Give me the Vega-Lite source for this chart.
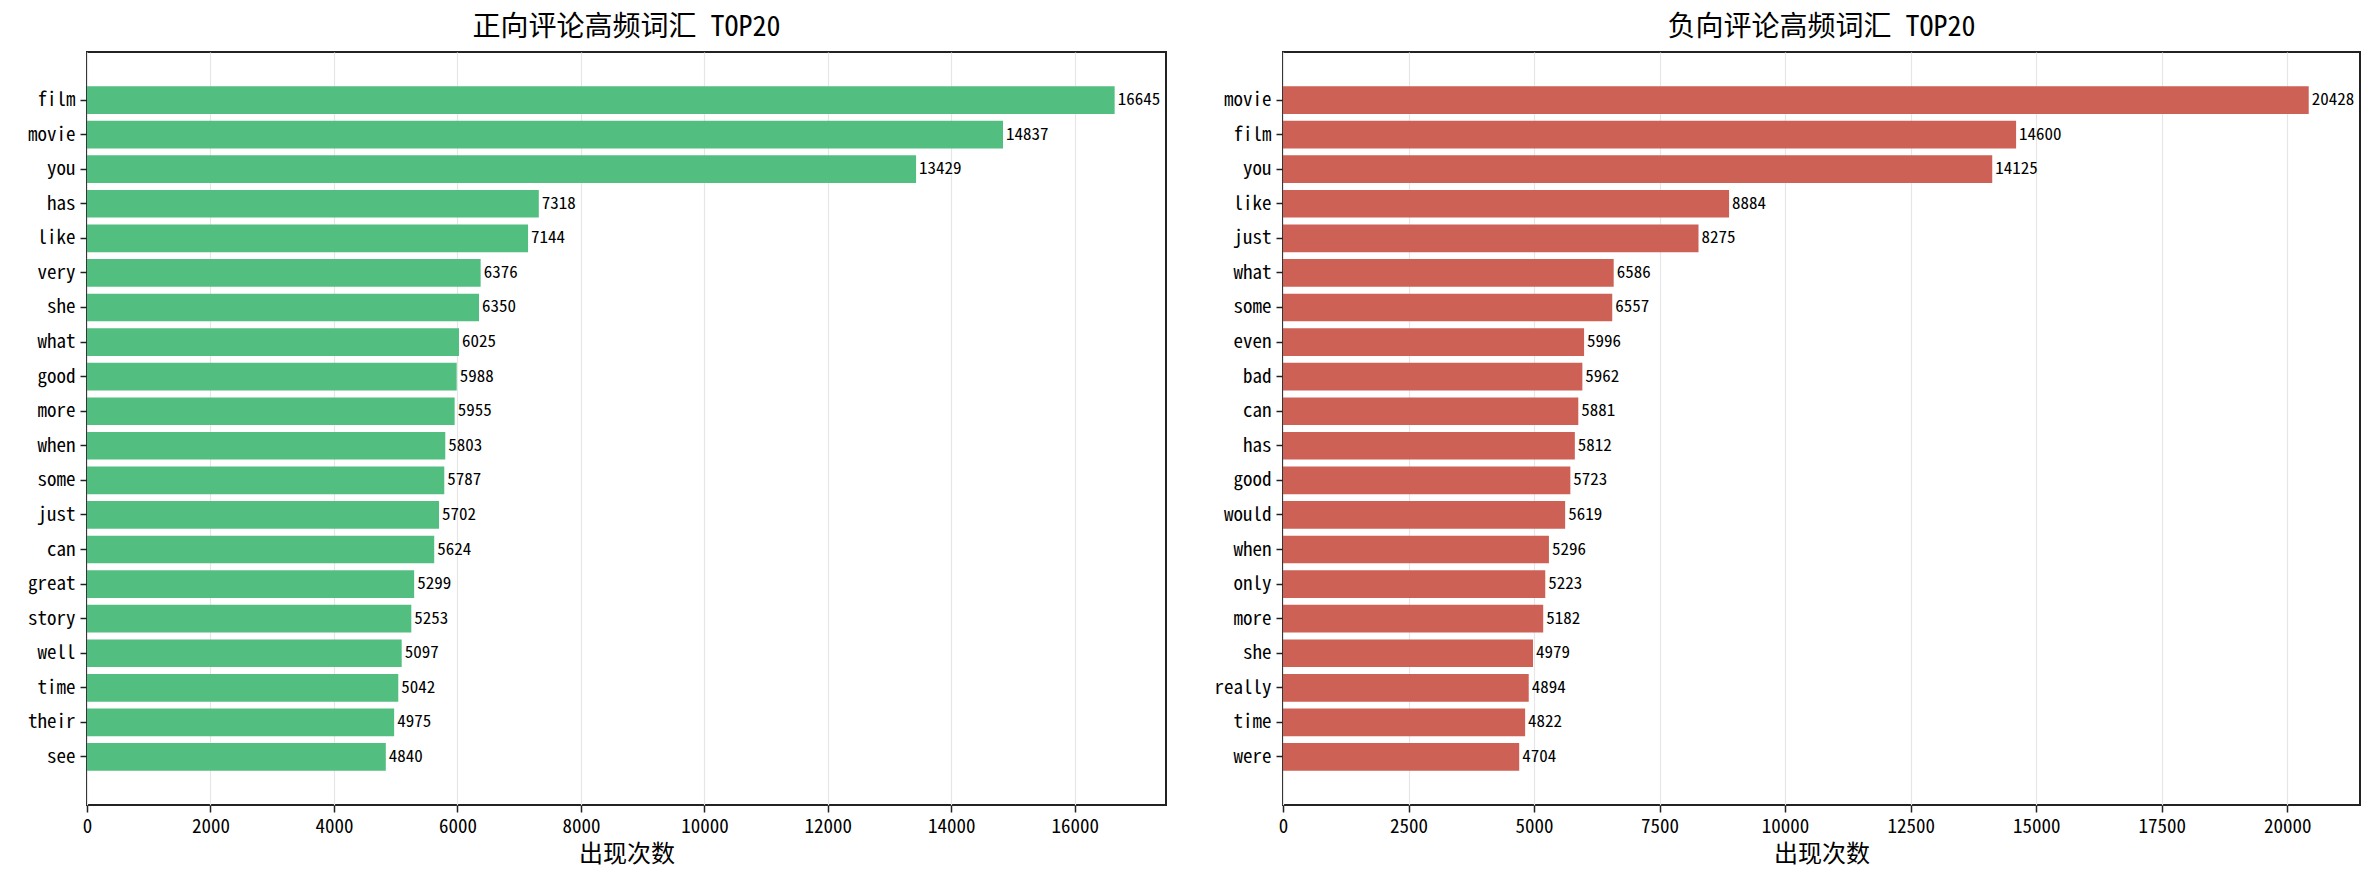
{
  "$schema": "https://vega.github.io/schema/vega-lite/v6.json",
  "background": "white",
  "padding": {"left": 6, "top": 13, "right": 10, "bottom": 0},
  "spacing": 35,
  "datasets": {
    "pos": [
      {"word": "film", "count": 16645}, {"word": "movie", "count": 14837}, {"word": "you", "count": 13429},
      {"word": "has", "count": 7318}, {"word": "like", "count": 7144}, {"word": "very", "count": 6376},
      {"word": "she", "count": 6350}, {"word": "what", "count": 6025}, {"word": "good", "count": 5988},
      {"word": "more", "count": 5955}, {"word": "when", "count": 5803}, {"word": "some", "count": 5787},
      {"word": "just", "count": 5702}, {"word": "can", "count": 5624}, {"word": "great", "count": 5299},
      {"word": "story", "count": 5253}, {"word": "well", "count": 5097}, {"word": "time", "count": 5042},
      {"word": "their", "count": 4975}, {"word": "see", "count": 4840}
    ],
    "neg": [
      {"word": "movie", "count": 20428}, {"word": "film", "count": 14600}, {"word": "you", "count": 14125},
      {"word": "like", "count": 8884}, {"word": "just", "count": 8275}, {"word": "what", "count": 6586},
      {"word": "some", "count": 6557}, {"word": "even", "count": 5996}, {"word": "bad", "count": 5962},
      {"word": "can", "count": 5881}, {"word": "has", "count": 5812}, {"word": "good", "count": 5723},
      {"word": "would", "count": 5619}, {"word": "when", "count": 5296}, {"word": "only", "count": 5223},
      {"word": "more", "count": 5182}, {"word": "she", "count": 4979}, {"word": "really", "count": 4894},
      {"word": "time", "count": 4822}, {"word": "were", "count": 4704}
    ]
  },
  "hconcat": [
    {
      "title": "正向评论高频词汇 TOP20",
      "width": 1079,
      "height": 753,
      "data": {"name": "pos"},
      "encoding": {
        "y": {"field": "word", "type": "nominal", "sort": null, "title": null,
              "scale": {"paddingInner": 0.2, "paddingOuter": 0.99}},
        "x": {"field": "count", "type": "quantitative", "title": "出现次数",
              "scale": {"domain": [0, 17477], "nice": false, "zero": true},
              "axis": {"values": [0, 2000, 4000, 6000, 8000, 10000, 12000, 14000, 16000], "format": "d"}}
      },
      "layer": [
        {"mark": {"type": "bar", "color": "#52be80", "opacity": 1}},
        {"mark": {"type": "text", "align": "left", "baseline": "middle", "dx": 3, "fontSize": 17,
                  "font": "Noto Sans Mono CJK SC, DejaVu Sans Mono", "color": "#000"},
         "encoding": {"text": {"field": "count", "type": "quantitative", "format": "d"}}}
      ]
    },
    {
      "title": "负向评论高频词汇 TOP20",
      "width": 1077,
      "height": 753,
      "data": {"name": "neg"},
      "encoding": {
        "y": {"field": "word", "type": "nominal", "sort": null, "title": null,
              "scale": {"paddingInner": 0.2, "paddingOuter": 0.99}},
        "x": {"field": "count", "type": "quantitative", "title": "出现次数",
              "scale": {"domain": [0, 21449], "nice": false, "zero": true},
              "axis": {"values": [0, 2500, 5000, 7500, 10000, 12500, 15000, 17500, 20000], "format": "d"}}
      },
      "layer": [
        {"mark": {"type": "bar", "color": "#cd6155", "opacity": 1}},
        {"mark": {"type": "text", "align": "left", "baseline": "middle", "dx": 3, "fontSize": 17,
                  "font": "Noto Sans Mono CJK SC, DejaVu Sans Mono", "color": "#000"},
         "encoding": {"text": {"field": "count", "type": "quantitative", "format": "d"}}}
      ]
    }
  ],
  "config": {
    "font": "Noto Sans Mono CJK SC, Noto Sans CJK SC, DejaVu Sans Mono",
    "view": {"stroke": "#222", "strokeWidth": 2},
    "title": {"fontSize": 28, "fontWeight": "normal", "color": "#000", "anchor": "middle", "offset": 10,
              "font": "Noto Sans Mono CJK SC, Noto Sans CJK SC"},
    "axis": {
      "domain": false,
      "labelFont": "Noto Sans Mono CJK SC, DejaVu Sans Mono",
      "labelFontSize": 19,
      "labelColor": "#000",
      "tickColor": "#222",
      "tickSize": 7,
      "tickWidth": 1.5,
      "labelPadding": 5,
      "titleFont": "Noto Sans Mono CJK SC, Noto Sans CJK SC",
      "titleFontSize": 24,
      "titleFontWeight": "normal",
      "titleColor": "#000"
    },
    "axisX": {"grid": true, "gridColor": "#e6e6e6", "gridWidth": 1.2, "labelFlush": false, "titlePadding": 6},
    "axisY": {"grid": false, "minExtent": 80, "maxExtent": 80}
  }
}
= = =
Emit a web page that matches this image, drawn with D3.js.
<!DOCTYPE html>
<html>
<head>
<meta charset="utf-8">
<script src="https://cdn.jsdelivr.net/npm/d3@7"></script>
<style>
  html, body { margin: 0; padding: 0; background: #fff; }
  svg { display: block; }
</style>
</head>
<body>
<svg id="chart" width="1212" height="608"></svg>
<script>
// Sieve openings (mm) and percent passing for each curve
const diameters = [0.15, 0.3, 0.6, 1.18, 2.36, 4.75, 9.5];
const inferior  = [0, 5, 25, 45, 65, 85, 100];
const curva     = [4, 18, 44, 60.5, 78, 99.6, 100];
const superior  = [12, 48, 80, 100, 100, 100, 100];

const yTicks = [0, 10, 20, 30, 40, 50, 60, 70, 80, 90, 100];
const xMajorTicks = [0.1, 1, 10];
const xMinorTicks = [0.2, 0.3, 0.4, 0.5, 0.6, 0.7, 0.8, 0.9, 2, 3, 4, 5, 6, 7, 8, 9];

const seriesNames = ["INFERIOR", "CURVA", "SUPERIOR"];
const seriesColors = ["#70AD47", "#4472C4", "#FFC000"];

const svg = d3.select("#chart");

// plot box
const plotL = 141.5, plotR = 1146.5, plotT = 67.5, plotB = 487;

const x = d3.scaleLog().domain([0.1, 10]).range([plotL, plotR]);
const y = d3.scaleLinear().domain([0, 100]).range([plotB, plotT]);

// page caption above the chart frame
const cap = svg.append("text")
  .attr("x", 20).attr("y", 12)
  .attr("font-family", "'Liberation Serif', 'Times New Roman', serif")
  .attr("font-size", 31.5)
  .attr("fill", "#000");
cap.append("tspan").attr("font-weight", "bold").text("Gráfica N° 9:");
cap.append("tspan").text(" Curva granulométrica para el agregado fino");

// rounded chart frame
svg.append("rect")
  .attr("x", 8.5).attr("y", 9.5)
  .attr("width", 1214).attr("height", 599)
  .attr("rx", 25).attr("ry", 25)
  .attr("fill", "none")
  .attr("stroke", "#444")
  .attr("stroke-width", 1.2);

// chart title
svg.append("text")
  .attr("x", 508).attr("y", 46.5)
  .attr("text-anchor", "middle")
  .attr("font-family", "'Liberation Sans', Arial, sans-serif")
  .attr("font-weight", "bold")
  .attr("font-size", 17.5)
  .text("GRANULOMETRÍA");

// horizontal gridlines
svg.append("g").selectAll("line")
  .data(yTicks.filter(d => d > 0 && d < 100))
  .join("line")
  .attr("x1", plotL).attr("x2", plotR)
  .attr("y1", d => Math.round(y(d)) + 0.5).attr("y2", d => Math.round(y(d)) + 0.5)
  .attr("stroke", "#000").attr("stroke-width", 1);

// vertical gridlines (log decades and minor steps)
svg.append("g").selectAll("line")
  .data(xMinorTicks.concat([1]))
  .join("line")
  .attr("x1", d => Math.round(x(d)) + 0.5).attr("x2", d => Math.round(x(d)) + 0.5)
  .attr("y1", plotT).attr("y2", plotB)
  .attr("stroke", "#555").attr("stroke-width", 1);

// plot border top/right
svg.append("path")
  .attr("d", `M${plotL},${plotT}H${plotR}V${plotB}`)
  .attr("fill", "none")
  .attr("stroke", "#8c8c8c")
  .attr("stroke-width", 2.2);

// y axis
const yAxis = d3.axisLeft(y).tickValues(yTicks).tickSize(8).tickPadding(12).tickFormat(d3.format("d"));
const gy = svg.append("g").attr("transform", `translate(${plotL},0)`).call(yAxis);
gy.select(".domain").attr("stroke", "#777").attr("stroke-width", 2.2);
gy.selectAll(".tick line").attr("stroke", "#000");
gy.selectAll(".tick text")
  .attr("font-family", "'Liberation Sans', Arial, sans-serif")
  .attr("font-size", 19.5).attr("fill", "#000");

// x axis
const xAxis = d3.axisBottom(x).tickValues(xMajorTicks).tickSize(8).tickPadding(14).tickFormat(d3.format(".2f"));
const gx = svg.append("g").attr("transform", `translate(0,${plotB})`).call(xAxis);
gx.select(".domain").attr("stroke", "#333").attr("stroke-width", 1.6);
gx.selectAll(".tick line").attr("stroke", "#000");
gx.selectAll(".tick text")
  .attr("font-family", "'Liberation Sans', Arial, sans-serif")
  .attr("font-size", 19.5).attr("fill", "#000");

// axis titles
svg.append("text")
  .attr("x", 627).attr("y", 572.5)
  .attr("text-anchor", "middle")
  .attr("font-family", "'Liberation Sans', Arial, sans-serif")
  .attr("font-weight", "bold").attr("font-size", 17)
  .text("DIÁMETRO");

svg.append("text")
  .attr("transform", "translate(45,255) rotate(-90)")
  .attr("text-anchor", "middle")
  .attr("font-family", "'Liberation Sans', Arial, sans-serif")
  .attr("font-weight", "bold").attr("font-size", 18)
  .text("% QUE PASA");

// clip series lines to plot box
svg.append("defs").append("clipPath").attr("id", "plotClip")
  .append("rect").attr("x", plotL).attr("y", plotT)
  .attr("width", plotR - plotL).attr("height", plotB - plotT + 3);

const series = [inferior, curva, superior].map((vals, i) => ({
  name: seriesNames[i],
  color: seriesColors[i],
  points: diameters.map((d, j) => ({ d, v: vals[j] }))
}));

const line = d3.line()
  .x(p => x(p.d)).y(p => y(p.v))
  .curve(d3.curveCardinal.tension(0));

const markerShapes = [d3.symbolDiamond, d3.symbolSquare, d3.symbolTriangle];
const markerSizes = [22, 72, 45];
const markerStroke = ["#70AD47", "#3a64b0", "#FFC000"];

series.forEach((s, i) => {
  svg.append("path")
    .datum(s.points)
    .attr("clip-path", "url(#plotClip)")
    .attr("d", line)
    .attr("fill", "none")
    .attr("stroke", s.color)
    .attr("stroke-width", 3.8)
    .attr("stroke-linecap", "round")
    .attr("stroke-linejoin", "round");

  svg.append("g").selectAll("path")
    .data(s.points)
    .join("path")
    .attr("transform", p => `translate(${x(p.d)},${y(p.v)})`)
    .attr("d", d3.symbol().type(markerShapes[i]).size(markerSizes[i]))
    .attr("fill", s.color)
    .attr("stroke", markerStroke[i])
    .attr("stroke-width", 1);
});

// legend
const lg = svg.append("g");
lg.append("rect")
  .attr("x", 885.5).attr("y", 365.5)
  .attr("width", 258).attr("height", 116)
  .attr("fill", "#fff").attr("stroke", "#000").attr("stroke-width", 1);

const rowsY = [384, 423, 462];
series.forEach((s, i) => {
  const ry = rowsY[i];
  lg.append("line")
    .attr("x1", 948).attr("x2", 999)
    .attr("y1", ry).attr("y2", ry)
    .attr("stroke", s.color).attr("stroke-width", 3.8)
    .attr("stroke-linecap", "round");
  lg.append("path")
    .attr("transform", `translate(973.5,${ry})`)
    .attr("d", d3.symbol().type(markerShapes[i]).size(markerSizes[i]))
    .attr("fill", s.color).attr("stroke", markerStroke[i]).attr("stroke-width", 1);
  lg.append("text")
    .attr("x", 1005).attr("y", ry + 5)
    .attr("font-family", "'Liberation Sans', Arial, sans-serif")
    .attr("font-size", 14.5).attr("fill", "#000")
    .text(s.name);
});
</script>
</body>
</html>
= = =
■ **TASK INSTRUCTIONS**: Reproduce the lines exactly, taking as the first line the one with "Emit a web page" and as the last line the one with "d3.scaleLinear().domain([0, 100]).range([plotB, plotT]);", and include nothing else.

■ **ANSWER TO THE TASK**:
Emit a web page that matches this image, drawn with D3.js.
<!DOCTYPE html>
<html>
<head>
<meta charset="utf-8">
<script src="https://cdn.jsdelivr.net/npm/d3@7"></script>
<style>
  html, body { margin: 0; padding: 0; background: #fff; }
  svg { display: block; }
</style>
</head>
<body>
<svg id="chart" width="1212" height="608"></svg>
<script>
// Sieve openings (mm) and percent passing for each curve
const diameters = [0.15, 0.3, 0.6, 1.18, 2.36, 4.75, 9.5];
const inferior  = [0, 5, 25, 45, 65, 85, 100];
const curva     = [4, 18, 44, 60.5, 78, 99.6, 100];
const superior  = [12, 48, 80, 100, 100, 100, 100];

const yTicks = [0, 10, 20, 30, 40, 50, 60, 70, 80, 90, 100];
const xMajorTicks = [0.1, 1, 10];
const xMinorTicks = [0.2, 0.3, 0.4, 0.5, 0.6, 0.7, 0.8, 0.9, 2, 3, 4, 5, 6, 7, 8, 9];

const seriesNames = ["INFERIOR", "CURVA", "SUPERIOR"];
const seriesColors = ["#70AD47", "#4472C4", "#FFC000"];

const svg = d3.select("#chart");

// plot box
const plotL = 141.5, plotR = 1146.5, plotT = 67.5, plotB = 487;

const x = d3.scaleLog().domain([0.1, 10]).range([plotL, plotR]);
const y = d3.scaleLinear().domain([0, 100]).range([plotB, plotT]);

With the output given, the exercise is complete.